Int'l Premium Class Air Traffic On The Rise
Driven by business traveler demand, premium class air traffic once again is poised for growth this year with a solid economic foundation and refreshed front-of-plane products from international carriers. The International Air Transport Association said first- and business-class traffic volumes grew by 4.3 percent in 2006, according to its Premium Traffic Monitor. Although the figure falls short of the 7.4 percent growth in economy traffic volumes, it points to a healthy demand market that contributed significantly to last year's earnings growth among international carriers, IATA said.
Premium class traffic between Europe and the Far East grew by about 11 percent in 2006. Transatlantic and transpacific routes and travel within the Far East also made strong gains in premium traffic last year.
"The North Atlantic is the second-biggest international market—16 percent of premium traffic," IATA chief economist Brian Pearce said last week. "The Europe-to-Asia market is about half that size. However, routes to Asia have been growing tremendously fast, particularly the Europe-to-Asia market, which has been growing at over 10 percent consistently for the last couple of years."
Premium travel within Europe—which accounts for 31 percent of international premium traffic, making it the largest international market—continued its decline amid the growth of European low-cost carriers and a declining appetite for shorter-haul premium travel.
"It's not an exaggeration to say within-Europe premium traffic has collapsed," according to Pearce. "It's down 50 percent since 2000. Last year, within Europe, premium traffic was down 0.2 percent, compared with the longer-haul markets to the Far East and Middle East, which are growing by double figures."
Demonstrated by intra-Europe performance—and also many corporate travel policies that allow first or business class travel only if flight durations exceed a threshold—Pearce noted that the appetite for premium class travel grows with the length of the flight. "Comfort and service become much more important on longer-haul routes," Pearce said.
Pearce said the outlook remains strong for premium international demand, and much of that is tied to economic factors that drive businesses—and their travel patterns.
"It's pretty good at the moment," he said. "Despite the falling financial markets, corporate profits are at all-time highs internationally. You're seeing very strong corporate investment—foreign direct investment—and increasing outsourcing of production facilities. It's those structural shifts that drive a lot of this travel. Globalization is particularly important to driving these trends, particularly to Asia. There's no sign of that stopping."
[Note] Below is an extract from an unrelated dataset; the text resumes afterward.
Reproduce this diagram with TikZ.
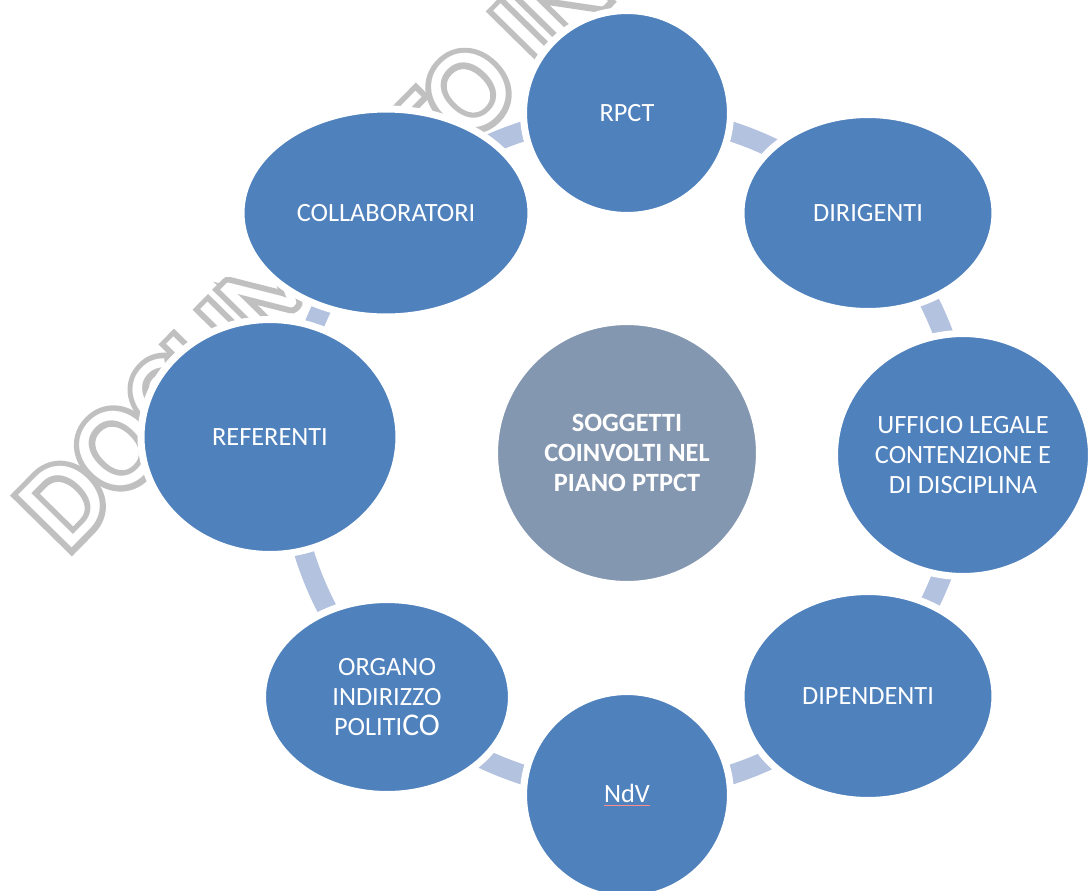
\documentclass[tikz,border=0pt]{standalone}
\usepackage{fontspec}
\setmainfont{Carlito}
\newfontfamily\wmthick[FakeBold=10]{Carlito}
\usetikzlibrary{shapes.geometric}
\definecolor{ringblue}{HTML}{B3C2DE}
\definecolor{nodeblue}{HTML}{4F81BD}
\definecolor{hubgray}{HTML}{8497B0}
\definecolor{wmgray}{HTML}{C0C0C0}

\begin{document}
\begin{tikzpicture}[%
			x=0.02cm,
			y=-0.02cm,
			font=\fontsize{15}{17}\selectfont,
			member/.style={%
				ellipse,
				fill=nodeblue,
				draw=white,
				line width=4pt,
				text=white,
				align=center,
				inner sep=0pt
			},
			hub/.style={%
				member,
				fill=hubgray,
				font=\fontsize{15}{17}\selectfont\bfseries
			},
			wmark/.style={%
				rotate=45.5,
				anchor=base west,
				inner sep=0pt,
				font=\fontsize{66.6}{70}\selectfont
			}
			]
			\clip (0,0) rectangle (1089,890);
			\node[wmark] (wm) at (66,554) {\rlap{\wmthick\color{wmgray}DOCUMENTO IN}\textcolor{white}{DOCUMENTO IN}};
			\draw[ringblue, line width=11.3pt] (627,453) circle[radius=6.76cm];

			\node[member, minimum width=4.14cm, minimum height=4.10cm] (rpct) at (627,113) {RPCT};
			\node[member, minimum width=5.08cm, minimum height=3.94cm] (dir) at (868,213) {DIRIGENTI};
			\node[member, minimum width=5.14cm, minimum height=4.86cm] (uff) at (963,455) {UFFICIO LEGALE\\CONTENZIONE E\\DI DISCIPLINA};
			\node[member, minimum width=5.08cm, minimum height=4.18cm] (dip) at (868,696) {DIPENDENTI};
			\node[member, minimum width=4.14cm, minimum height=4.14cm] (ndv) at (627,795) {{\color{red!45}\underline{\textcolor{white}{NdV}}}};
			\node[member, minimum width=4.98cm, minimum height=3.90cm] (org) at (387,697) {ORGANO\\INDIRIZZO\\POLITI{\fontsize{18}{17}\selectfont CO}};
			\node[member, minimum width=5.16cm, minimum height=4.70cm] (ref) at (270,437) {REFERENTI};
			\node[member, minimum width=5.80cm, minimum height=4.16cm] (coll) at (386,213) {COLLABORATORI};

			\node[hub, minimum width=5.30cm, minimum height=5.26cm] (ptpct) at (627,453) {SOGGETTI\\COINVOLTI NEL\\PIANO PTPCT};
\end{tikzpicture}
\end{document}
To lap up the growing demand, many international carriers in the past year began to reinvest in their premium class products, in some cases after years of neglect. The goal, the carriers noted, was to court and maintain high-yielding customers.
American Airlines, British Airways, Delta Air Lines and Singapore Airlines—among many others—are in various phases of rolling out refreshed products.
"There is a cyclical phase, and we've been through two to three years of very strong traffic and revenue growth," Pearce said. "In many ways, the fact that fuel costs rose so sharply delayed and limited the extent airlines were able to do that, but now is the time that airlines are using the strong revenues that they've seen to invest in their product. It's more difficult than it has been in previous cycles because fuel costs have taken away most of that cash flow."
Meanwhile, to increase yields from price-sensitive coach passengers, airlines also have created new classes of service. Pearce noted that airlines continue to offer hybrids of premium and economy products, often called premium economy, on aircraft.
The categories give customers varying degrees of comfort on an incremental pricing scale. The most recent example is Japan Airlines. The carrier this year plans to introduce its new Premium Economy class service on international flights. JAL said Premium Economy will primarily serve Japan-Europe and Japan-U.S. routes and will be available for booking in the fall. The seats on the new class include 38 inches of pitch, which is 20 percent larger than regular economy seats.
"Indeed, the airlines have been quite successful in encouraging passengers to shift to those high-yielding seats," Pearce said. "A lot of those airlines have very successful services by giving passengers that had been traveling coach slightly better service and a slightly bigger seat, which they're willing to pay for on the longer journeys."